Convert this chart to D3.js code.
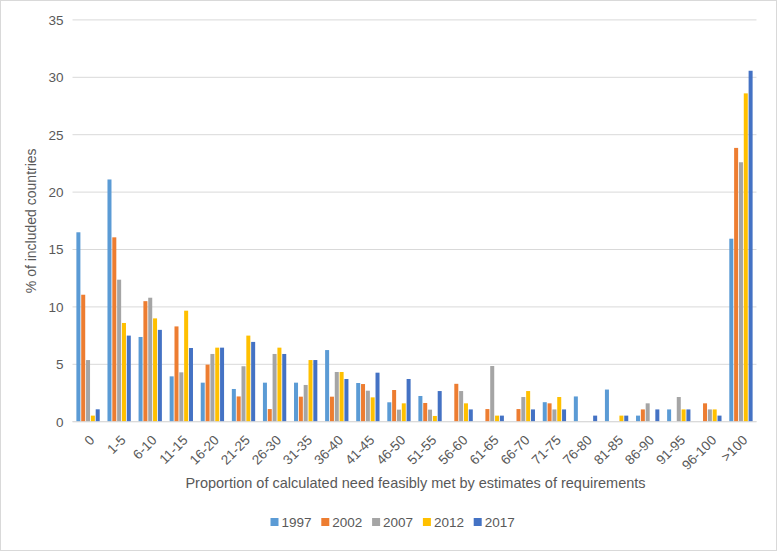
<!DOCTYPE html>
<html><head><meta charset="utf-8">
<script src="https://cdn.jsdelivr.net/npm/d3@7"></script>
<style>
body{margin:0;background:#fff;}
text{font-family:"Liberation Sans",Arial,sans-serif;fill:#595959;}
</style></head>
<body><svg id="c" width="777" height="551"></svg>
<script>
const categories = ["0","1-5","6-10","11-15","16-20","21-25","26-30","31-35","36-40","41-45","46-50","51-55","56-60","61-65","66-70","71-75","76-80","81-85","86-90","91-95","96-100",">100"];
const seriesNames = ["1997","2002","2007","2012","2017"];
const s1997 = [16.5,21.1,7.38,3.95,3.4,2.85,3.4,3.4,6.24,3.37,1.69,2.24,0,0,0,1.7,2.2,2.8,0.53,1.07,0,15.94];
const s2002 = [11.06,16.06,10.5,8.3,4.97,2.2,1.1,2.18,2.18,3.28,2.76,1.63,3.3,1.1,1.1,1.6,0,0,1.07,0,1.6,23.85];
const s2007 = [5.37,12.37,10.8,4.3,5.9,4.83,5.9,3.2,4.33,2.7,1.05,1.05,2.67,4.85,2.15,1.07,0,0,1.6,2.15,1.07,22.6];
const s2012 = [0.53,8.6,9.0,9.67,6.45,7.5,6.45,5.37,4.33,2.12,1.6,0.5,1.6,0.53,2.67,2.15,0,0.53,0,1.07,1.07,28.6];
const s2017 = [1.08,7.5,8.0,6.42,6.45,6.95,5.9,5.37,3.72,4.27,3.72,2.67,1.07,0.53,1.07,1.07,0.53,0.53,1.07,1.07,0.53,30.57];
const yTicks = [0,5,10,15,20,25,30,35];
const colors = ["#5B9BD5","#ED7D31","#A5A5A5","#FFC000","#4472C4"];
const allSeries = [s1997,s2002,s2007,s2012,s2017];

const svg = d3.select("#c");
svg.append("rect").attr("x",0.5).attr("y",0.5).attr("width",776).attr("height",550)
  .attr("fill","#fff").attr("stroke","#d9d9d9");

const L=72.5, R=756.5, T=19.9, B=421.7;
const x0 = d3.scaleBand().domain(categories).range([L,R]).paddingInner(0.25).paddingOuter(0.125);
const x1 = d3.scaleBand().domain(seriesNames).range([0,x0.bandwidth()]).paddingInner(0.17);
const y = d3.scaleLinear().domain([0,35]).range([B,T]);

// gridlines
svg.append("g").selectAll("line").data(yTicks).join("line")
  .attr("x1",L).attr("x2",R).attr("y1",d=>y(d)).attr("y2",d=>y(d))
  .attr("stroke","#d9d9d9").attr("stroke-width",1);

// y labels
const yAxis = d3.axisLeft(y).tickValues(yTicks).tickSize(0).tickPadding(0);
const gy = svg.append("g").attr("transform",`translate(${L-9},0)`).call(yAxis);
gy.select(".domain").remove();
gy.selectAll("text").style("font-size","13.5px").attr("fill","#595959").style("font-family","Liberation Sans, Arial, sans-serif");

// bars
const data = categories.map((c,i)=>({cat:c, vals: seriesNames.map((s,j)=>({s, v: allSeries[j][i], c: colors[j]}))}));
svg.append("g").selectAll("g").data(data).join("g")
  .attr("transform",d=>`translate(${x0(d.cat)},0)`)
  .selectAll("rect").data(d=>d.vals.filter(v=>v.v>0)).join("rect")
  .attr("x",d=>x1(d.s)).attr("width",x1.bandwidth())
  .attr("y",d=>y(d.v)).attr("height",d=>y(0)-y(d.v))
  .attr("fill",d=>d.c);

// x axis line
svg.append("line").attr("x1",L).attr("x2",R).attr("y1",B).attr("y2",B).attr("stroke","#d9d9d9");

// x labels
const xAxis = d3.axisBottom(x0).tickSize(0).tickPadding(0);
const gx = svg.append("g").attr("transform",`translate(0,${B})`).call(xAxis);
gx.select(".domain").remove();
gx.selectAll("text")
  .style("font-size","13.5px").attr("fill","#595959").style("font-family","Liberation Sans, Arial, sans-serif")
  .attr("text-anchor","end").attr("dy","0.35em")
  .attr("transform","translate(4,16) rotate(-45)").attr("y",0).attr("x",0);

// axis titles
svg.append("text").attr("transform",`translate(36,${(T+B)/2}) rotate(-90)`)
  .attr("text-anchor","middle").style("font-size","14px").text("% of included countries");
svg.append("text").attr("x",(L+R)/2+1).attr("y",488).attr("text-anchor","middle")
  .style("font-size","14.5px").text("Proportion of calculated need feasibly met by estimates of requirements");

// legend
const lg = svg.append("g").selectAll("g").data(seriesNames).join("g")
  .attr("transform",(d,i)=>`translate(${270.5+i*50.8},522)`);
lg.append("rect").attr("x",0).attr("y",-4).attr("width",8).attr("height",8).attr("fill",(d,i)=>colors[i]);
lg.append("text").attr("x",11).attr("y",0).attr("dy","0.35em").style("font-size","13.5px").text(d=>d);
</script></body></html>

▶ _YOUR INSTRUCTIONS_: Retype everything in the material word for word, minus pictures.

▶ _ANSWER_:
Convert this chart to D3.js code.
<!DOCTYPE html>
<html><head><meta charset="utf-8">
<script src="https://cdn.jsdelivr.net/npm/d3@7"></script>
<style>
body{margin:0;background:#fff;}
text{font-family:"Liberation Sans",Arial,sans-serif;fill:#595959;}
</style></head>
<body><svg id="c" width="777" height="551"></svg>
<script>
const categories = ["0","1-5","6-10","11-15","16-20","21-25","26-30","31-35","36-40","41-45","46-50","51-55","56-60","61-65","66-70","71-75","76-80","81-85","86-90","91-95","96-100",">100"];
const seriesNames = ["1997","2002","2007","2012","2017"];
const s1997 = [16.5,21.1,7.38,3.95,3.4,2.85,3.4,3.4,6.24,3.37,1.69,2.24,0,0,0,1.7,2.2,2.8,0.53,1.07,0,15.94];
const s2002 = [11.06,16.06,10.5,8.3,4.97,2.2,1.1,2.18,2.18,3.28,2.76,1.63,3.3,1.1,1.1,1.6,0,0,1.07,0,1.6,23.85];
const s2007 = [5.37,12.37,10.8,4.3,5.9,4.83,5.9,3.2,4.33,2.7,1.05,1.05,2.67,4.85,2.15,1.07,0,0,1.6,2.15,1.07,22.6];
const s2012 = [0.53,8.6,9.0,9.67,6.45,7.5,6.45,5.37,4.33,2.12,1.6,0.5,1.6,0.53,2.67,2.15,0,0.53,0,1.07,1.07,28.6];
const s2017 = [1.08,7.5,8.0,6.42,6.45,6.95,5.9,5.37,3.72,4.27,3.72,2.67,1.07,0.53,1.07,1.07,0.53,0.53,1.07,1.07,0.53,30.57];
const yTicks = [0,5,10,15,20,25,30,35];
const colors = ["#5B9BD5","#ED7D31","#A5A5A5","#FFC000","#4472C4"];
const allSeries = [s1997,s2002,s2007,s2012,s2017];

const svg = d3.select("#c");
svg.append("rect").attr("x",0.5).attr("y",0.5).attr("width",776).attr("height",550)
  .attr("fill","#fff").attr("stroke","#d9d9d9");

const L=72.5, R=756.5, T=19.9, B=421.7;
const x0 = d3.scaleBand().domain(categories).range([L,R]).paddingInner(0.25).paddingOuter(0.125);
const x1 = d3.scaleBand().domain(seriesNames).range([0,x0.bandwidth()]).paddingInner(0.17);
const y = d3.scaleLinear().domain([0,35]).range([B,T]);

// gridlines
svg.append("g").selectAll("line").data(yTicks).join("line")
  .attr("x1",L).attr("x2",R).attr("y1",d=>y(d)).attr("y2",d=>y(d))
  .attr("stroke","#d9d9d9").attr("stroke-width",1);

// y labels
const yAxis = d3.axisLeft(y).tickValues(yTicks).tickSize(0).tickPadding(0);
const gy = svg.append("g").attr("transform",`translate(${L-9},0)`).call(yAxis);
gy.select(".domain").remove();
gy.selectAll("text").style("font-size","13.5px").attr("fill","#595959").style("font-family","Liberation Sans, Arial, sans-serif");

// bars
const data = categories.map((c,i)=>({cat:c, vals: seriesNames.map((s,j)=>({s, v: allSeries[j][i], c: colors[j]}))}));
svg.append("g").selectAll("g").data(data).join("g")
  .attr("transform",d=>`translate(${x0(d.cat)},0)`)
  .selectAll("rect").data(d=>d.vals.filter(v=>v.v>0)).join("rect")
  .attr("x",d=>x1(d.s)).attr("width",x1.bandwidth())
  .attr("y",d=>y(d.v)).attr("height",d=>y(0)-y(d.v))
  .attr("fill",d=>d.c);

// x axis line
svg.append("line").attr("x1",L).attr("x2",R).attr("y1",B).attr("y2",B).attr("stroke","#d9d9d9");

// x labels
const xAxis = d3.axisBottom(x0).tickSize(0).tickPadding(0);
const gx = svg.append("g").attr("transform",`translate(0,${B})`).call(xAxis);
gx.select(".domain").remove();
gx.selectAll("text")
  .style("font-size","13.5px").attr("fill","#595959").style("font-family","Liberation Sans, Arial, sans-serif")
  .attr("text-anchor","end").attr("dy","0.35em")
  .attr("transform","translate(4,16) rotate(-45)").attr("y",0).attr("x",0);

// axis titles
svg.append("text").attr("transform",`translate(36,${(T+B)/2}) rotate(-90)`)
  .attr("text-anchor","middle").style("font-size","14px").text("% of included countries");
svg.append("text").attr("x",(L+R)/2+1).attr("y",488).attr("text-anchor","middle")
  .style("font-size","14.5px").text("Proportion of calculated need feasibly met by estimates of requirements");

// legend
const lg = svg.append("g").selectAll("g").data(seriesNames).join("g")
  .attr("transform",(d,i)=>`translate(${270.5+i*50.8},522)`);
lg.append("rect").attr("x",0).attr("y",-4).attr("width",8).attr("height",8).attr("fill",(d,i)=>colors[i]);
lg.append("text").attr("x",11).attr("y",0).attr("dy","0.35em").style("font-size","13.5px").text(d=>d);
</script></body></html>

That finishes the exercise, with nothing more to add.